_Given instruction:_
Leave the pictures out and quote every line from the start of the listing to the line with "-0.0003, 0.0, 0.0]", inclusive.

━━━

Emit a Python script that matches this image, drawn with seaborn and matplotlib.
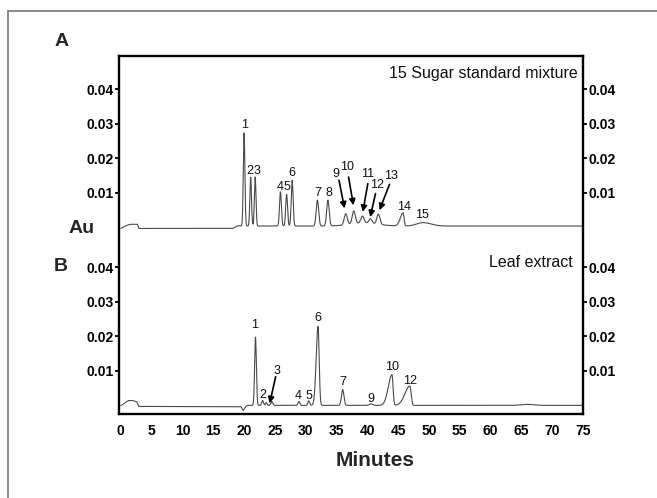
import numpy as np
import pandas as pd
import matplotlib
matplotlib.use("Agg")
import matplotlib.pyplot as plt
import seaborn as sns
from matplotlib.lines import Line2D

# ---------------- data ----------------
# Panel A: 15 sugar standard mixture (retention time in min, height in Au)
A_rt = [20.0, 21.07, 21.8, 25.9, 26.9, 27.8, 31.9, 33.6, 36.5, 37.8, 39.2, 40.5, 41.8, 45.8, 49.0]
A_h = [0.0270, 0.0141, 0.0142, 0.0099, 0.0092, 0.0133, 0.0075, 0.0075,
       0.0032, 0.0037, 0.0020, 0.0013, 0.0029, 0.0038, 0.0010]
A_sl = [0.13, 0.13, 0.13, 0.15, 0.15, 0.15, 0.2, 0.2, 0.25, 0.25, 0.25, 0.25, 0.25, 0.45, 1.0]
A_sr = [0.13, 0.13, 0.13, 0.15, 0.15, 0.15, 0.2, 0.2, 0.25, 0.25, 0.25, 0.25, 0.25, 0.15, 1.3]
A_hump = (39.5, 0.0009, 2.2)          # broad rise under peaks 9-13
A_base_t = [0.0, 0.8, 1.5, 2.7, 2.9, 18.2, 18.8, 19.3, 19.7, 20.0, 75.0]
A_base_y = [-0.0004, 0.0004, 0.0008, 0.0008, -0.0004, -0.0004, 0.0003, 0.0004, 0.0002, 0.0003, 0.0003]

A_lab = [str(i) for i in range(1, 16)]
A_lab_t = [20.0, 20.9, 22.15, 25.8, 26.95, 27.8, 32.0, 33.7, 34.95, 36.75, 40.1, 41.6, 43.9, 45.9, 48.8]
A_lab_y = [0.0297, 0.0164, 0.0164, 0.0116, 0.0116, 0.0157, 0.0099, 0.0099,
           0.0155, 0.0174, 0.0155, 0.0123, 0.0147, 0.0057, 0.0036]
A_arrow_tail = [(35.4, 0.0136), (36.95, 0.0145), (40.08, 0.0126), (41.33, 0.0097), (43.6, 0.0124)]
A_arrow_head = [(36.3, 0.0054), (37.75, 0.0063), (39.27, 0.0044), (40.47, 0.0029), (41.98, 0.0049)]

# Panel B: leaf extract
B_rt = [21.85, 23.0, 23.6, 24.5, 28.9, 30.5, 32.0, 36.0, 40.6, 44.0, 46.9, 66.0]
B_h = [0.0198, 0.0014, 0.0008, 0.0011, 0.0011, 0.0013, 0.0229, 0.0046, 0.0004, 0.0089, 0.0056, 0.0003]
B_sl = [0.14, 0.15, 0.12, 0.15, 0.15, 0.15, 0.3, 0.2, 0.3, 0.6, 0.8, 1.0]
B_sr = [0.14, 0.15, 0.12, 0.15, 0.15, 0.15, 0.18, 0.2, 0.3, 0.17, 0.2, 1.0]
B_base_t = [0.0, 1.2, 2.0, 2.6, 2.9, 19.5, 19.85, 20.3, 20.6, 75.0]
B_base_y = [-0.0001, 0.0014, 0.0014, 0.0010, -0.0003, -0.0004, -0.0015, -0.0003, 0.0, 0.0]

B_lab = ["1", "2", "3", "4", "5", "6", "7", "9", "10", "12"]
B_lab_t = [21.7, 23.06, 25.33, 28.85, 30.47, 31.98, 36.03, 40.63, 44.04, 47.0]
B_lab_y = [0.0233, 0.0030, 0.0101, 0.0028, 0.0028, 0.0253, 0.0069, 0.0018, 0.0111, 0.0072]
B_arrow_tail = [(25.12, 0.0083)]
B_arrow_head = [(24.15, 0.0006)]

y_tick_vals = [0.01, 0.02, 0.03, 0.04]
y_tick_labels = ["0.01", "0.02", "0.03", "0.04"]
x_tick_vals = list(range(0, 80, 5))
A_offset = 0.0517


def trace(t, rts, hs, sls, srs, bt, by):
    y = np.interp(t, bt, by)
    for rt, h, sl, sr in zip(rts, hs, sls, srs):
        s = np.where(t < rt, sl, sr)
        y = y + h * np.exp(-0.5 * ((t - rt) / s) ** 2)
    return y


t = np.linspace(0, 75, 6001)
yA = trace(t, A_rt, A_h, A_sl, A_sr, A_base_t, A_base_y)
yA = yA + A_hump[1] * np.exp(-0.5 * ((t - A_hump[0]) / A_hump[2]) ** 2)
yB = trace(t, B_rt, B_h, B_sl, B_sr, B_base_t, B_base_y)

df = pd.concat([
    pd.DataFrame({"Minutes": t, "Au": yA + A_offset, "panel": "A"}),
    pd.DataFrame({"Minutes": t, "Au": yB, "panel": "B"}),
])

# ---------------- drawing ----------------
sns.set_theme(style="white")
plt.rcParams["font.family"] = ["Liberation Sans", "DejaVu Sans"]

W, H = 657, 498
fig = plt.figure(figsize=(W / 100, H / 100), dpi=100)
ax = fig.add_axes([119 / W, 1 - 414 / H, (583 - 119) / W, (414 - 56) / H])

for p in ["A", "B"]:
    sns.lineplot(data=df[df.panel == p], x="Minutes", y="Au", ax=ax,
                 color="#4a4a4a", lw=0.8, estimator=None, sort=False)

ax.set_xlim(-0.3, 75)
ax.set_ylim(-0.0025, 0.1013)

yt = y_tick_vals + [v + A_offset for v in y_tick_vals]
ax.set_yticks(yt)
ax.set_yticklabels(y_tick_labels + y_tick_labels, fontweight="bold", fontsize=10)
ax.set_xticks(x_tick_vals)
ax.set_xticklabels([str(v) for v in x_tick_vals], fontweight="bold", fontsize=10)
ax.tick_params(axis="y", left=True, right=True, labelleft=True, labelright=True,
               direction="out", length=3, width=1.3, pad=1, colors="black")
ax.tick_params(axis="x", bottom=False, length=0, pad=7, colors="black")
ax.set_xlabel("")
ax.set_ylabel("")
for sp in ax.spines.values():
    sp.set_visible(True)
    sp.set_linewidth(1.7)
    sp.set_color("black")

# peak labels
for lab, x, y in zip(A_lab, A_lab_t, A_lab_y):
    ax.text(x, y + A_offset, lab, ha="center", va="center", fontsize=9, color="#111111")
for lab, x, y in zip(B_lab, B_lab_t, B_lab_y):
    ax.text(x, y, lab, ha="center", va="center", fontsize=9, color="#111111")

arrow_kw = dict(arrowstyle="-|>", color="black", lw=1.2, mutation_scale=9, shrinkA=0, shrinkB=0)
for (tx, ty), (hx, hy) in zip(A_arrow_tail, A_arrow_head):
    ax.annotate("", xy=(hx, hy + A_offset), xytext=(tx, ty + A_offset), arrowprops=arrow_kw)
for (tx, ty), (hx, hy) in zip(B_arrow_tail, B_arrow_head):
    ax.annotate("", xy=(hx, hy), xytext=(tx, ty), arrowprops=arrow_kw)

ax.text(74.1, 0.0963, "15 Sugar standard mixture", ha="right", va="center", fontsize=11.5, color="#111111")
ax.text(73.3, 0.0414, "Leaf extract", ha="right", va="center", fontsize=11.5, color="#111111")

# figure-level labels
fig.text(62 / W, 1 - 41 / H, "A", ha="center", va="center", fontsize=14, fontweight="bold")
fig.text(61 / W, 1 - 266.7 / H, "B", ha="center", va="center", fontsize=14, fontweight="bold")
fig.text(81.3 / W, 1 - 228.3 / H, "Au", ha="center", va="center", fontsize=14, fontweight="bold")
fig.text(375 / W, 1 - 460 / H, "Minutes", ha="center", va="center", fontsize=15, fontweight="bold")

# outer frame (left and top edges)
fig.add_artist(Line2D([8.3 / W, 8.3 / W], [0, 1 - 11 / H], transform=fig.transFigure,
                      color="#808080", lw=1.3))
fig.add_artist(Line2D([8.3 / W, 1], [1 - 11 / H, 1 - 11 / H], transform=fig.transFigure,
                      color="#808080", lw=1.3))

fig.savefig("out.png", dpi=100)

━━━

_Result of the task:_
Emit a Python script that matches this image, drawn with seaborn and matplotlib.
import numpy as np
import pandas as pd
import matplotlib
matplotlib.use("Agg")
import matplotlib.pyplot as plt
import seaborn as sns
from matplotlib.lines import Line2D

# ---------------- data ----------------
# Panel A: 15 sugar standard mixture (retention time in min, height in Au)
A_rt = [20.0, 21.07, 21.8, 25.9, 26.9, 27.8, 31.9, 33.6, 36.5, 37.8, 39.2, 40.5, 41.8, 45.8, 49.0]
A_h = [0.0270, 0.0141, 0.0142, 0.0099, 0.0092, 0.0133, 0.0075, 0.0075,
       0.0032, 0.0037, 0.0020, 0.0013, 0.0029, 0.0038, 0.0010]
A_sl = [0.13, 0.13, 0.13, 0.15, 0.15, 0.15, 0.2, 0.2, 0.25, 0.25, 0.25, 0.25, 0.25, 0.45, 1.0]
A_sr = [0.13, 0.13, 0.13, 0.15, 0.15, 0.15, 0.2, 0.2, 0.25, 0.25, 0.25, 0.25, 0.25, 0.15, 1.3]
A_hump = (39.5, 0.0009, 2.2)          # broad rise under peaks 9-13
A_base_t = [0.0, 0.8, 1.5, 2.7, 2.9, 18.2, 18.8, 19.3, 19.7, 20.0, 75.0]
A_base_y = [-0.0004, 0.0004, 0.0008, 0.0008, -0.0004, -0.0004, 0.0003, 0.0004, 0.0002, 0.0003, 0.0003]

A_lab = [str(i) for i in range(1, 16)]
A_lab_t = [20.0, 20.9, 22.15, 25.8, 26.95, 27.8, 32.0, 33.7, 34.95, 36.75, 40.1, 41.6, 43.9, 45.9, 48.8]
A_lab_y = [0.0297, 0.0164, 0.0164, 0.0116, 0.0116, 0.0157, 0.0099, 0.0099,
           0.0155, 0.0174, 0.0155, 0.0123, 0.0147, 0.0057, 0.0036]
A_arrow_tail = [(35.4, 0.0136), (36.95, 0.0145), (40.08, 0.0126), (41.33, 0.0097), (43.6, 0.0124)]
A_arrow_head = [(36.3, 0.0054), (37.75, 0.0063), (39.27, 0.0044), (40.47, 0.0029), (41.98, 0.0049)]

# Panel B: leaf extract
B_rt = [21.85, 23.0, 23.6, 24.5, 28.9, 30.5, 32.0, 36.0, 40.6, 44.0, 46.9, 66.0]
B_h = [0.0198, 0.0014, 0.0008, 0.0011, 0.0011, 0.0013, 0.0229, 0.0046, 0.0004, 0.0089, 0.0056, 0.0003]
B_sl = [0.14, 0.15, 0.12, 0.15, 0.15, 0.15, 0.3, 0.2, 0.3, 0.6, 0.8, 1.0]
B_sr = [0.14, 0.15, 0.12, 0.15, 0.15, 0.15, 0.18, 0.2, 0.3, 0.17, 0.2, 1.0]
B_base_t = [0.0, 1.2, 2.0, 2.6, 2.9, 19.5, 19.85, 20.3, 20.6, 75.0]
B_base_y = [-0.0001, 0.0014, 0.0014, 0.0010, -0.0003, -0.0004, -0.0015, -0.0003, 0.0, 0.0]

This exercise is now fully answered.